L'invisibilité des hommes dans les discussions sur la fertilité ne se limite pas à l'enregistrement des données. Si les jeunes femmes sont aujourd'hui plus conscientes de la nécessité de réfléchir à la manière dont leur fertilité décline, les jeunes hommes n'en parlent pas.
Les hommes ont eux aussi une horloge biologique, précise M. Hadley, en rappelant les recherches qui montrent que l'efficacité des spermatozoïdes diminue après 35 ans.
Rendre visible ce groupe invisible est un moyen de lutter contre l'infertilité sociale. Un autre moyen pourrait être d'élargir la définition de la parentalité.
Tous les chercheurs qui se sont exprimés sur l'absence d'enfants ont tenu à souligner que les personnes sans enfants ont néanmoins un rôle essentiel à jouer dans leur éducation.
C'est ce que les écologistes comportementaux appellent l'alloparentalité, explique Anna Rotkirch. Pendant une grande partie de l'évolution humaine, un bébé avait plus d'une douzaine de personnes qui s'occupaient de lui.
L'un des hommes sans enfants avec lesquels le Dr Hadley s'est entretenu dans le cadre de ses recherches a parlé d'une famille qu'il rencontrait régulièrement dans son club de football local. Pour un projet scolaire, les deux jeunes garçons avaient besoin d'un grand-parent.
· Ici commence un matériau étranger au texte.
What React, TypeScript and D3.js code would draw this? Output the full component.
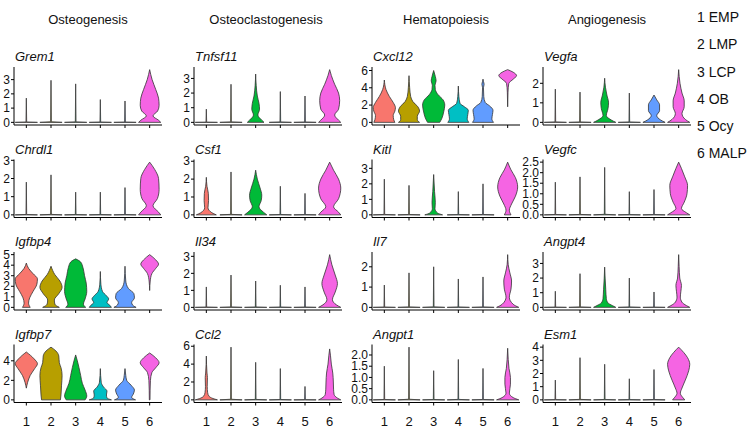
import React from "react";
import * as d3 from "d3";

type Prof = [number, number][];
type Vio = number | Prof;

const categories = ["1", "2", "3", "4", "5", "6"];
const clusterNames = ["1 EMP", "2 LMP", "3 LCP", "4 OB", "5 Ocy", "6 MALP"];
const pathways = ["Osteogenesis", "Osteoclastogenesis", "Hematopoiesis", "Angiogenesis"];
const colors = ["#F8766D", "#B79F00", "#00BA38", "#00BFC4", "#619CFF", "#F564E3"];

// each violin: a number = max of a collapsed (mostly zero) violin, or a profile of [value, relative width]
const grem1: Vio[] = [1.7, 2.95, 2.7, 1.6, 1.5,
  [[0, 1], [0.15, 0.8], [0.45, 0.3], [0.8, 0.72], [1.2, 0.85], [1.7, 0.8], [2.3, 0.55], [3.0, 0.22], [3.7, 0]]];
const grem1Ticks = [0, 1, 2, 3];

const chrdl1: Vio[] = [1.8, 2.2, 1.25, 1.25, 1.5,
  [[0, 1], [0.15, 0.8], [0.5, 0.3], [0.9, 0.7], [1.4, 0.85], [2.0, 0.8], [2.5, 0.45], [2.9, 0]]];
const chrdl1Ticks = [0, 1, 2, 3];

const igfbp4: Vio[] = [
  [[0, 0.35], [0.4, 0.2], [0.9, 0.3], [1.5, 0.6], [2.2, 0.95], [2.7, 1.0], [3.2, 0.6], [3.7, 0.2], [4.2, 0]],
  [[0, 0.75], [0.3, 0.35], [0.7, 0.3], [1.3, 0.7], [1.9, 1.0], [2.5, 0.8], [3.1, 0.35], [3.9, 0]],
  [[0, 0.9], [0.3, 0.7], [0.8, 0.85], [1.5, 1.0], [2.3, 0.95], [3.0, 0.8], [3.8, 0.65], [4.3, 0.45], [4.6, 0]],
  [[0, 1.0], [0.2, 0.85], [0.45, 0.6], [0.8, 0.75], [1.1, 0.55], [1.5, 0.2], [2.2, 0.05], [3.4, 0]],
  [[0, 1.0], [0.2, 0.7], [0.45, 0.6], [0.9, 0.85], [1.3, 0.8], [1.8, 0.3], [2.5, 0.07], [3.9, 0]],
  [[1.6, 0], [2.5, 0.05], [3.2, 0.2], [3.7, 0.55], [4.1, 0.8], [4.5, 0.55], [5.0, 0]]];
const igfbp4Ticks = [0, 1, 2, 3, 4, 5];

const igfbp7: Vio[] = [
  [[1.2, 0], [1.8, 0.12], [2.5, 0.35], [3.2, 0.75], [3.7, 1.0], [4.2, 0.7], [4.9, 0]],
  [[0, 0.85], [0.5, 0.9], [1.5, 0.95], [2.5, 1.0], [3.3, 0.9], [3.8, 0.75], [4.5, 0.7], [5.0, 0.45], [5.4, 0]],
  [[0, 0.85], [0.4, 1.0], [1.0, 0.85], [1.7, 0.6], [2.5, 0.45], [3.3, 0.3], [4.0, 0.15], [4.6, 0]],
  [[0, 1.0], [0.2, 0.6], [0.5, 0.55], [0.9, 0.6], [1.3, 0.3], [1.8, 0.08], [3.2, 0]],
  [[0, 0.95], [0.25, 0.6], [0.6, 0.75], [1.0, 0.85], [1.5, 0.55], [2.0, 0.15], [2.5, 0.07], [3.2, 0]],
  [[0, 0.03], [1.0, 0.04], [2.0, 0.07], [2.8, 0.2], [3.3, 0.55], [3.8, 0.85], [4.3, 0.55], [4.8, 0]]];
const igfbp7Ticks = [0, 2, 4];

const tnfsf11: Vio[] = [0.9, 2.6,
  [[0, 0.75], [0.15, 0.55], [0.5, 0.2], [0.9, 0.35], [1.3, 0.3], [1.8, 0.15], [2.5, 0.05], [3.3, 0]],
  2.1, 1.8,
  [[0, 1], [0.15, 0.8], [0.5, 0.45], [0.9, 0.8], [1.5, 0.9], [2.0, 0.8], [2.6, 0.45], [3.2, 0.15], [3.6, 0]]];
const tnfsf11Ticks = [0, 1, 2, 3];

const csf1: Vio[] = [
  [[0, 0.9], [0.12, 0.5], [0.4, 0.15], [0.8, 0.2], [1.2, 0.18], [1.6, 0.06], [2.1, 0]],
  2.4,
  [[0, 1], [0.15, 0.7], [0.45, 0.3], [0.8, 0.5], [1.1, 0.55], [1.5, 0.4], [2.0, 0.15], [2.5, 0]],
  1.6, 1.2,
  [[0, 1], [0.15, 0.8], [0.45, 0.35], [0.9, 0.8], [1.5, 1.0], [2.0, 0.8], [2.5, 0.35], [2.95, 0]]];
const csf1Ticks = [0, 1, 2, 3];

const il34: Vio[] = [1.2, 1.9, 1.55, 1.3, 1.2,
  [[0, 1], [0.15, 0.6], [0.45, 0.25], [0.9, 0.5], [1.4, 0.7], [1.9, 0.5], [2.5, 0.2], [3.1, 0]]];
const il34Ticks = [0, 1, 2, 3];

const ccl2: Vio[] = [
  [[0, 1], [0.15, 0.6], [0.4, 0.25], [0.8, 0.12], [1.5, 0.08], [2.5, 0.1], [3.0, 0.06], [4.9, 0]],
  5.9, 4.2, 3.5, 1.5,
  [[0, 1], [0.2, 0.7], [0.6, 0.4], [1.2, 0.35], [2.0, 0.33], [3.0, 0.28], [4.0, 0.15], [5.0, 0.07], [5.7, 0]]];
const ccl2Ticks = [0, 2, 4, 6];

const cxcl12: Vio[] = [
  [[0, 0.95], [0.3, 0.85], [0.8, 0.8], [1.3, 0.95], [1.7, 1.0], [2.3, 0.8], [3.0, 0.45], [3.8, 0.15], [4.9, 0]],
  [[0, 0.95], [0.3, 0.75], [0.7, 0.75], [1.3, 0.95], [1.8, 0.8], [2.4, 0.35], [3.0, 0.15], [4.0, 0.06], [5.4, 0]],
  [[0, 0.55], [0.5, 0.75], [1.2, 0.9], [2.0, 1.0], [2.6, 0.85], [3.2, 0.4], [3.8, 0.15], [4.3, 0.12], [4.8, 0.22], [5.3, 0.15], [6.0, 0]],
  [[0, 0.95], [0.4, 0.8], [0.9, 0.85], [1.4, 0.9], [1.8, 0.55], [2.2, 0.15], [3.0, 0.05], [4.2, 0]],
  [[0, 0.95], [0.4, 0.8], [0.9, 0.85], [1.4, 0.9], [1.9, 0.6], [2.3, 0.2], [3.0, 0.07], [4.0, 0.04], [4.4, 0.1], [4.7, 0.05], [5.0, 0]],
  [[1.8, 0], [3.5, 0.03], [4.5, 0.1], [5.0, 0.5], [5.4, 0.8], [5.8, 0.5], [6.1, 0]]];
const cxcl12Ticks = [0, 2, 4, 6];

const kitl: Vio[] = [2.3, 1.9,
  [[0, 0.8], [0.12, 0.35], [0.4, 0.12], [0.8, 0.15], [1.5, 0.08], [2.6, 0]],
  1.5, 2.0,
  [[0, 0.3], [0.3, 0.15], [0.7, 0.35], [1.2, 0.7], [1.8, 0.9], [2.4, 0.7], [2.9, 0.3], [3.4, 0]]];
const kitlTicks = [0, 1, 2, 3];

const il7: Vio[] = [1.1, 1.7, 2.0, 1.4, 1.5,
  [[0, 1], [0.15, 0.5], [0.5, 0.15], [0.9, 0.3], [1.3, 0.35], [1.7, 0.2], [2.1, 0.05], [2.6, 0]]];
const il7Ticks = [0, 1, 2];

const angpt1: Vio[] = [1.5, 2.35, 1.3, 1.8, 1.4,
  [[0, 1], [0.1, 0.5], [0.3, 0.15], [0.7, 0.25], [1.0, 0.25], [1.4, 0.12], [1.8, 0.05], [2.3, 0]]];
const angpt1Ticks = [0, 0.5, 1, 1.5, 2];

const vegfa: Vio[] = [1.7, 1.55,
  [[0, 1.0], [0.12, 0.6], [0.35, 0.15], [0.7, 0.3], [1.0, 0.35], [1.4, 0.2], [1.8, 0.07], [2.26, 0]],
  1.5,
  [[0, 1.0], [0.12, 0.6], [0.35, 0.25], [0.6, 0.5], [0.9, 0.5], [1.15, 0.25], [1.4, 0]],
  [[0, 1.0], [0.15, 0.6], [0.45, 0.3], [0.8, 0.5], [1.1, 0.5], [1.5, 0.3], [2.0, 0.12], [2.7, 0]]];
const vegfaTicks = [0, 1, 2];

const vegfc: Vio[] = [1.55, 1.8, 2.25, 1.1, 1.2,
  [[0, 1], [0.1, 0.7], [0.3, 0.25], [0.6, 0.5], [1.0, 0.75], [1.4, 0.8], [1.8, 0.55], [2.2, 0.25], [2.5, 0]]];
const vegfcTicks = [0, 0.5, 1, 1.5, 2, 2.5];

const angpt4: Vio[] = [1.1, 2.3,
  [[0, 1], [0.12, 0.7], [0.3, 0.3], [0.6, 0.15], [1.2, 0.1], [2.0, 0.04], [2.75, 0]],
  2.0, 1.05,
  [[0, 1], [0.12, 0.7], [0.35, 0.3], [0.7, 0.15], [1.1, 0.2], [1.5, 0.25], [2.0, 0.1], [2.8, 0.04], [3.6, 0]]];
const angpt4Ticks = [0, 1, 2, 3];

const esm1: Vio[] = [1.5, 3.2, 2.7, 1.6, 2.3,
  [[0, 0.55], [0.2, 0.35], [0.5, 0.15], [0.9, 0.3], [1.5, 0.6], [2.2, 0.9], [2.7, 1.0], [3.2, 0.8], [3.6, 0.45], [4.0, 0]]];
const esm1Ticks = [0, 1, 2, 3, 4];

// columns (pathways) x rows
const geneNames = [
  ["Grem1", "Chrdl1", "Igfbp4", "Igfbp7"],
  ["Tnfsf11", "Csf1", "Il34", "Ccl2"],
  ["Cxcl12", "Kitl", "Il7", "Angpt1"],
  ["Vegfa", "Vegfc", "Angpt4", "Esm1"],
];
const geneValues = [
  [grem1, chrdl1, igfbp4, igfbp7],
  [tnfsf11, csf1, il34, ccl2],
  [cxcl12, kitl, il7, angpt1],
  [vegfa, vegfc, angpt4, esm1],
];
const geneTicks = [
  [grem1Ticks, chrdl1Ticks, igfbp4Ticks, igfbp7Ticks],
  [tnfsf11Ticks, csf1Ticks, il34Ticks, ccl2Ticks],
  [cxcl12Ticks, kitlTicks, il7Ticks, angpt1Ticks],
  [vegfaTicks, vegfcTicks, angpt4Ticks, esm1Ticks],
];

const W = 750;
const H = 429;
const colLeft = [14, 194, 372, 543];
const panelW = 148;
const rowTop0 = 67;
const rowStep = 92.5;
const panelH = 58;
const titleX = [88, 266, 446, 607];
const FONT = "'Liberation Sans', Arial, Helvetica, sans-serif";

function Panel({ col, row }: { col: number; row: number }) {
  const left = colLeft[col];
  const top = rowTop0 + row * rowStep;
  const bottom = top + panelH;
  const vals = geneValues[col][row];
  const ticks = geneTicks[col][row];
  const max = d3.max(vals, (v) => (typeof v === "number" ? v : (d3.max(v, (p) => p[0]) as number))) as number;
  const y = d3.scaleLinear().domain([-0.05 * max, 1.05 * max]).range([bottom, top]);
  const x = d3.scaleBand().domain(categories).range([left, left + panelW]);
  const hw = x.bandwidth() * 0.45;
  const decimals = ticks.some((t) => !Number.isInteger(t));
  const fmt = decimals ? d3.format(".1f") : d3.format("d");

  return (
    <g>
      <text x={left + 1} y={top - 6} fontSize={13} fontStyle="italic" fontFamily={FONT} fill="#111">
        {geneNames[col][row]}
      </text>
      {vals.map((v, i) => {
        const cx = (x(categories[i]) as number) + x.bandwidth() / 2;
        const isLine = typeof v === "number";
        const prof: Prof = isLine ? [[0, 1], [(v as number) * 0.012, 0.03], [v as number, 0]] : (v as Prof);
        const area = d3
          .area<[number, number]>()
          .y((d) => y(d[0]))
          .x0((d) => cx - hw * d[1])
          .x1((d) => cx + hw * d[1])
          .curve(isLine ? d3.curveLinear : d3.curveMonotoneY);
        return (
          <path
            key={i}
            d={area(prof) || ""}
            fill={colors[i]}
            stroke={isLine ? "#444" : "#333"}
            strokeWidth={isLine ? 0.9 : 0.8}
            strokeLinejoin="round"
          />
        );
      })}
      {/* y axis */}
      <line x1={left} x2={left} y1={top} y2={bottom} stroke="#000" strokeWidth={1} />
      {ticks.map((t) => (
        <g key={t}>
          <line x1={left - 3} x2={left} y1={y(t)} y2={y(t)} stroke="#000" strokeWidth={1} />
          <text
            x={left - 4}
            y={y(t)}
            dy="0.35em"
            textAnchor="end"
            fontSize={12}
            fontFamily={FONT}
            fill="#111"
          >
            {fmt(t)}
          </text>
        </g>
      ))}
      {/* x axis */}
      <line x1={left} x2={left + panelW} y1={bottom} y2={bottom} stroke="#000" strokeWidth={1} />
      {categories.map((c) => {
        const cx = (x(c) as number) + x.bandwidth() / 2;
        return (
          <g key={c}>
            <line x1={cx} x2={cx} y1={bottom} y2={bottom + 3} stroke="#000" strokeWidth={1} />
            {row === 3 && (
              <text x={cx} y={bottom + 19} dy="0.35em" textAnchor="middle" fontSize={13} fontFamily={FONT} fill="#111">
                {c}
              </text>
            )}
          </g>
        );
      })}
    </g>
  );
}

export default function App() {
  return (
    <svg width={W} height={H} style={{ position: "absolute", left: 0, top: 0, background: "#fff" }}>
      <rect width={W} height={H} fill="#fff" />
      {pathways.map((p, i) => (
        <text key={p} x={titleX[i]} y={19} dy="0.35em" textAnchor="middle" fontSize={13} fontFamily={FONT} fill="#111">
          {p}
        </text>
      ))}
      {clusterNames.map((n, i) => (
        <text key={n} x={697} y={17 + i * 27.3} dy="0.35em" fontSize={14} fontFamily={FONT} fill="#111">
          {n}
        </text>
      ))}
      {geneNames.map((colGenes, c) => colGenes.map((_, r) => <Panel key={c + "-" + r} col={c} row={r} />))}
    </svg>
  );
}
Mais ils n'en avaient pas.
Il est devenu leur grand-père de substitution et, pendant des années, lorsqu'ils le voyaient au football, ils lui disaient : « Bonjour grand-père ». C'était merveilleux d'être reconnu de cette manière, a-t-il déclaré.
« Je pense que la plupart des personnes sans enfant sont en fait impliquées dans ce type de soins, mais que c'est invisible », déclare le professeur Rotkirch.
« Cela n'apparaît pas dans les registres des naissances, mais c'est vraiment important.